Re: [css3-gcpm][css3-multicol][css3-regions] page floats, column spans, implemented & revised

On 3/3/13 3:57 AM, "Håkon Wium Lie" <howcome@opera.com> wrote:

>James Holderness wrote:
>
>(snipped)
>
>I have hopes that we can agree on a model with
>the automation that css3-multicol provides, and with the
>configurability that css3-regions offers. Here's my attempt at
>resolving these:
>
>  http://dev.w3.org/csswg/css3-gcpm/#regions

I support the column selector defined in this section - this would be a
very good improvement to multicol. But it falls short of the capabilities
defined in css3-regions. Because CSS Regions can be any non-replaced block
container, they can participate in any positioning scheme. Columns are
constrained to be immediate children of a multicol element.
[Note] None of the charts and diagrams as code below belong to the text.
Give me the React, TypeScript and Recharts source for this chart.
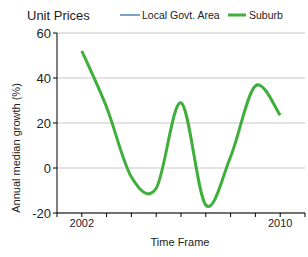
import React from "react";
import { LineChart, Line, XAxis, YAxis, CartesianGrid } from "recharts";

const years = [2002, 2003, 2004, 2005, 2006, 2007, 2008, 2009, 2010];
const suburbGrowth = [52, 27, -4, -9, 29, -16.5, 5, 36.5, 23.5];
const xTicks = [2001, 2002, 2003, 2004, 2005, 2006, 2007, 2008, 2009, 2010, 2011];
const xLabelled = [2002, 2010];
const yTicks = [-20, 0, 20, 40, 60];
const seriesNames = ["Local Govt. Area", "Suburb"];
const seriesColors = ["#7aa3c6", "#3fae3a"];

const data = years.map((y, i) => ({ year: y, suburb: suburbGrowth[i] }));

// Catmull-Rom (cardinal, tension 0) curve factory
function catmullRom(context: any) {
  let pts: [number, number][] = [];
  return {
    areaStart() {},
    areaEnd() {},
    lineStart() {
      pts = [];
    },
    lineEnd() {
      const n = pts.length;
      if (n === 0) return;
      context.moveTo(pts[0][0], pts[0][1]);
      if (n === 1) return;
      const k = 1 / 6;
      for (let i = 0; i < n - 1; i++) {
        const p0 = pts[Math.max(0, i - 1)];
        const p1 = pts[i];
        const p2 = pts[i + 1];
        const p3 = pts[Math.min(n - 1, i + 2)];
        const c1x = p1[0] + k * (p2[0] - p0[0]);
        const c1y = p1[1] + k * (p2[1] - p0[1]);
        const c2x = p2[0] - k * (p3[0] - p1[0]);
        const c2y = p2[1] - k * (p3[1] - p1[1]);
        context.bezierCurveTo(c1x, c1y, c2x, c2y, p2[0], p2[1]);
      }
    },
    point(x: number, y: number) {
      pts.push([+x, +y]);
    },
  };
}

const font = "'Liberation Sans', Arial, sans-serif";

const YLabel = () => (
  <text
    x={16}
    y={148}
    transform="rotate(-90 16 148)"
    textAnchor="middle"
    dominantBaseline="central"
    fontFamily={font}
    fontSize={11}
    fill="#222"
  >
    Annual median growth (%)
  </text>
);

const XLabel = () => (
  <text x={180} y={246} textAnchor="middle" fontFamily={font} fontSize={11} fill="#222">
    Time Frame
  </text>
);

export default function App() {
  return (
    <div style={{ position: "absolute", left: 0, top: 0, width: 308, height: 257, background: "#fff" }}>
      <LineChart
        width={308}
        height={257}
        data={data}
        margin={{ top: 33, right: 3, bottom: 0, left: 0 }}
      >
        <CartesianGrid vertical={false} stroke="#c8c8c8" strokeWidth={1} />
        <XAxis
          dataKey="year"
          type="number"
          domain={[2001, 2011]}
          ticks={xTicks}
          interval={0}
          tickFormatter={(v: number) => (xLabelled.includes(v) ? String(v) : "")}
          axisLine={{ stroke: "#000" }}
          tickLine={{ stroke: "#000" }}
          tickSize={4}
          tick={{ fontFamily: font, fontSize: 11, fill: "#222" }}
          height={44}
          label={<XLabel />}
        />
        <YAxis
          type="number"
          domain={[-20, 60]}
          ticks={yTicks}
          interval={0}
          axisLine={{ stroke: "#000" }}
          tickLine={{ stroke: "#000" }}
          tickSize={4}
          tick={{ fontFamily: font, fontSize: 13, fill: "#222" }}
          width={57}
          label={<YLabel />}
        />
        <Line
          dataKey="suburb"
          type={catmullRom as any}
          stroke={seriesColors[1]}
          strokeWidth={3}
          dot={false}
          activeDot={false}
          isAnimationActive={false}
        />
      </LineChart>
      <svg
        width={308}
        height={30}
        style={{ position: "absolute", left: 0, top: 0 }}
      >
        <text x={27} y={20} fontFamily={font} fontSize={13} fill="#222">
          Unit Prices
        </text>
        <line x1={120} x2={140} y1={15} y2={15} stroke={seriesColors[0]} strokeWidth={2} />
        <text x={142} y={19} fontFamily={font} fontSize={10.5} fill="#222">
          {seriesNames[0]}
        </text>
        <line x1={228} x2={246} y1={15} y2={15} stroke={seriesColors[1]} strokeWidth={3} />
        <text x={249} y={19} fontFamily={font} fontSize={10.5} fill="#222">
          {seriesNames[1]}
        </text>
      </svg>
    </div>
  );
}
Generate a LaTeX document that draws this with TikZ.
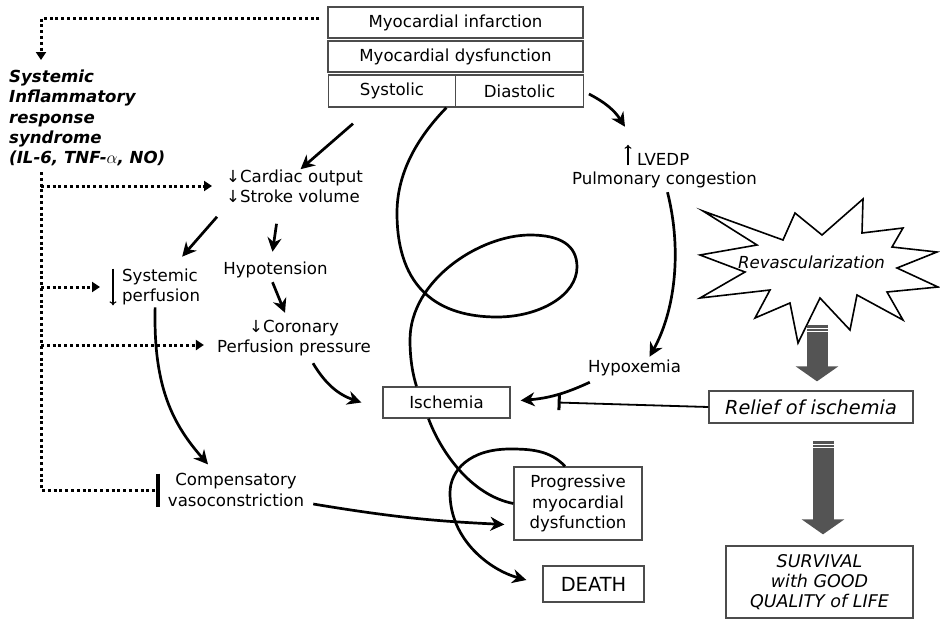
\documentclass[tikz,border=0pt]{standalone}
\usepackage{fontspec}
\setmainfont{DejaVu Sans}
\usepackage{tikz}
\usetikzlibrary{arrows.meta}
\tikzset{box/.style = {draw=black!70, line width=1.3pt, inner sep=0, align=center}}
\tikzset{txt/.style = {inner sep=0, align=center}}
\tikzset{arr/.style = {line width=2.7pt, -{Stealth[length=14pt, width=14pt, inset=4.5pt]}}}
\tikzset{curl/.style = {line width=2.7pt}}
\tikzset{thinarr/.style = {line width=1.1pt, -{To[length=4pt, width=7pt]}}}
\tikzset{dots/.style = {line width=3pt, dash pattern=on 3pt off 2.8pt}}
\tikzset{dotarr/.style = {dots, -{Triangle[length=8pt, width=10pt]}}}
\tikzset{fat/.style = {line width=21pt, draw=black!67, -{Triangle[length=15pt, width=42pt]}}}
\tikzset{stripe/.style = {draw=white, line width=0.9pt}}

\begin{document}
\begin{tikzpicture}[x=1pt, y=-1pt, font=\fontsize{16.6}{20.3}\selectfont]
  \useasboundingbox (0,0) rectangle (940,619);
  % top boxes
  \node [box, minimum width=255pt, minimum height=31pt] (mi) at (455.5,22.5) {Myocardial infarction};
  \node [box, minimum width=255pt, minimum height=31pt] (md) at (455.5,56.5) {Myocardial dysfunction};
  \node [box, minimum width=127.5pt, minimum height=32pt] (sys) at (392,91) {Systolic};
  \node [box, minimum width=127.5pt, minimum height=32pt] (dia) at (519.5,91) {Diastolic};
  % left column
  \node [txt, align=left, anchor=west, font=\fontsize{16.6}{20.3}\selectfont\bfseries\itshape] (sirs) at (9,118)
        {Systemic\\Inflammatory\\response\\syndrome\\(IL-6, TNF-$\alpha$, NO)};
  \node [txt, align=left, anchor=west] (co) at (226,186) {↓Cardiac output\\↓Stroke volume};
  \node [txt, align=left, anchor=west] (sp) at (122,287) {Systemic\\perfusion};
  \node [txt] (hyp) at (275.5,270) {Hypotension};
  \node [txt] (cpp) at (294,338) {↓Coronary\\Perfusion pressure};
  \node [txt] (cv) at (236,490) {Compensatory\\vasoconstriction};
  \node [box, minimum width=127pt, minimum height=31pt] (isc) at (446.5,402.5) {Ischemia};
  \node [box, minimum width=128pt, minimum height=73pt] (pmd) at (578,503.5) {Progressive\\myocardial\\dysfunction};
  \node [box, minimum width=101pt, minimum height=36pt, font=\fontsize{19.4}{23}\selectfont] (death) at (593.5,584) {DEATH};
  % right column
  \node [txt, anchor=west] (lv) at (637,159) {LVEDP};
  \node [txt] (pc) at (664.5,180) {Pulmonary congestion};
  \node [txt] (hx) at (634.5,368) {Hypoxemia};
  \draw [line width=1.6pt, fill=white] (703,211) -- (783,240) -- (795,213) -- (822,235) -- (863,199) -- (862,233)
        -- (903,228) -- (892,247) -- (937,252) -- (897,268) -- (938,287) -- (887,292) -- (903,320) -- (857,295)
        -- (850,330) -- (820,298) -- (798,343) -- (790,303) -- (755,318) -- (770,290) -- (700,298) -- (745,272)
        -- (700,255) -- (757,245) -- cycle;
  \node [txt, font=\fontsize{16.6}{20.3}\selectfont\itshape] (rev) at (811.5,262) {Revascularization};
  \node [box, minimum width=204pt, minimum height=32pt, font=\fontsize{19.3}{23}\selectfont\itshape] (relief) at (811,407) {Relief of ischemia};
  \node [box, minimum width=187pt, minimum height=72pt, font=\fontsize{17.5}{20.3}\selectfont\itshape] (surv) at (819.5,582) {SURVIVAL\\with GOOD\\QUALITY of LIFE};

  % dotted feedback
  \coordinate (bus) at (41,172);
  \coordinate (sirs top) at (41,60);
  \coordinate (cpp in) at ([yshift=-7pt]cpp.west);
  \draw [dotarr] ([xshift=-8pt, yshift=4pt]mi.west) -| (sirs top);
  \draw [dots, -{Bar[width=33pt, line width=3.5pt]}, shorten >=8pt] (bus) |- (cv.west);
  \draw [dotarr, shorten >=14pt] (bus |- co.west) -- (co.west);
  \draw [dotarr, shorten >=22pt] (bus |- sp.west) -- (sp.west);
  \draw [dotarr, shorten >=13pt] (bus |- cpp in) -- (cpp in);

  % arrows
  \draw [thinarr] ([xshift=-9pt]sp.north west) -- ([xshift=-9pt]sp.south west);
  \draw [thinarr] ([xshift=-9pt]lv.south west) -- ([xshift=-9pt, yshift=8pt]lv.north west);
  \draw [arr] ([xshift=-39pt, yshift=-16pt]sys.south) -- ([xshift=6pt]co.north);
  \draw [arr] ([xshift=5pt, yshift=-3pt]dia.east) to [bend left=15] ([xshift=-12pt, yshift=26pt]lv.north west);
  \draw [arr] ([xshift=-9pt, yshift=-14pt]co.south west) -- ([xshift=21pt, yshift=12pt]sp.north);
  \draw [arr] ([xshift=-18pt, yshift=-21pt]co.south) -- ([xshift=-3pt, yshift=10pt]hyp.north);
  \draw [arr] ([xshift=-3pt, yshift=-4pt]hyp.south) -- ([xshift=-9pt, yshift=7pt]cpp.north);
  \draw [arr] ([xshift=19pt, yshift=-7pt]cpp.south) to [bend right=20] ([xshift=-21pt]isc.west);
  \draw [arr] ([xshift=-6pt, yshift=-2pt]sp.south) .. controls +(-2,80) and +(-35,-40) .. ([xshift=-28pt, yshift=9pt]cv.north);
  \draw [arr] ([xshift=9pt, yshift=-14pt]cv.east) .. controls +(90,15) and +(-60,-3) .. ([xshift=-9pt, yshift=-21pt]pmd.west);
  \draw [arr] ([xshift=3pt, yshift=-4pt]pc.south) .. controls +(15,60) and +(25,-45) .. ([xshift=15pt, yshift=3pt]hx.north);
  \draw [arr] ([xshift=2pt, yshift=-6pt]hx.south west) to [bend left=10] ([xshift=10pt, yshift=2pt]isc.east);
  \draw [line width=1.8pt, -{Bar[width=15pt, line width=3pt]}] (relief.west) -- ([xshift=47pt]isc.east);

  % vicious spiral
  \draw [curl] ([xshift=-10pt]sys.south east) .. controls (415,140) and (397,175) .. (397,213)
        .. controls (397,290) and (440,317) .. (497,317) .. controls (540,317) and (577,295) .. (577,267)
        .. controls (577,245) and (560,235) .. (530,235) .. controls (480,235) and (410,280) .. (410,340)
        .. controls (410,360) and (413,375) .. ([xshift=-30pt]isc.north);
  \draw [curl] ([xshift=-18pt]isc.south) .. controls (440,450) and (470,495) .. (pmd.west);
  \draw [arr] ([xshift=-13pt]pmd.north) .. controls (550,450) and (530,449) .. (510,449)
        .. controls (470,449) and (450,470) .. (450,493)
        .. controls (450,540) and (490,570) .. ([xshift=-16pt, yshift=4pt]death.west);

  % big arrows
  \coordinate (f1) at ([xshift=5.5pt, yshift=-56pt]rev.south);
  \coordinate (f2) at ([xshift=12pt, yshift=-17pt]relief.south);
  \draw [fat] (f1) -- ([xshift=6pt, yshift=9pt]relief.north);
  \draw [fat] (f2) -- ([xshift=3.5pt, yshift=11pt]surv.north);
  \foreach \d in {3.5,7} {
    \draw [stripe] ([xshift=-11pt, yshift=-\d pt]f1) -- ([xshift=11pt, yshift=-\d pt]f1);
    \draw [stripe] ([xshift=-11pt, yshift=-\d pt]f2) -- ([xshift=11pt, yshift=-\d pt]f2);
  }
\end{tikzpicture}
\end{document}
CSS Regions
can be children of separate parents, such as different grid containers in
a paginated view.


CSS Regions are a lower-level mechanism than multicol, so in a lot of
cases it does not make sense to compare the two. Multicol can be built out
of regions (as is being done in WebKit at the moment), and upcoming layout
schemes can use regions (such as slots in grid layout or page templates,
or shadow insertion points). The css3-regions specification is designed to
be that layer that others build upon. Adding column selectors does not
transform columns into the kind of building block that's needed.

>> And in case you're interested, I recently wrote a blog post on some of
>>the
> > tricks we've been using in our implementation.
> > http://www.xn--8ws00zhy3a.com/blog/2013/02/columned-layouts
>
>Wow. Clever. In a weird-code kind of way :)

It's quite clever in how it gets around current limitations of multicol
and floats. I want to ensure that no one has to go to these lengths to
extend what we currently support in CSS. One of the main benefits of using
elements as regions is the scripting access that makes extending web
layout capabilities easier than what James had to do.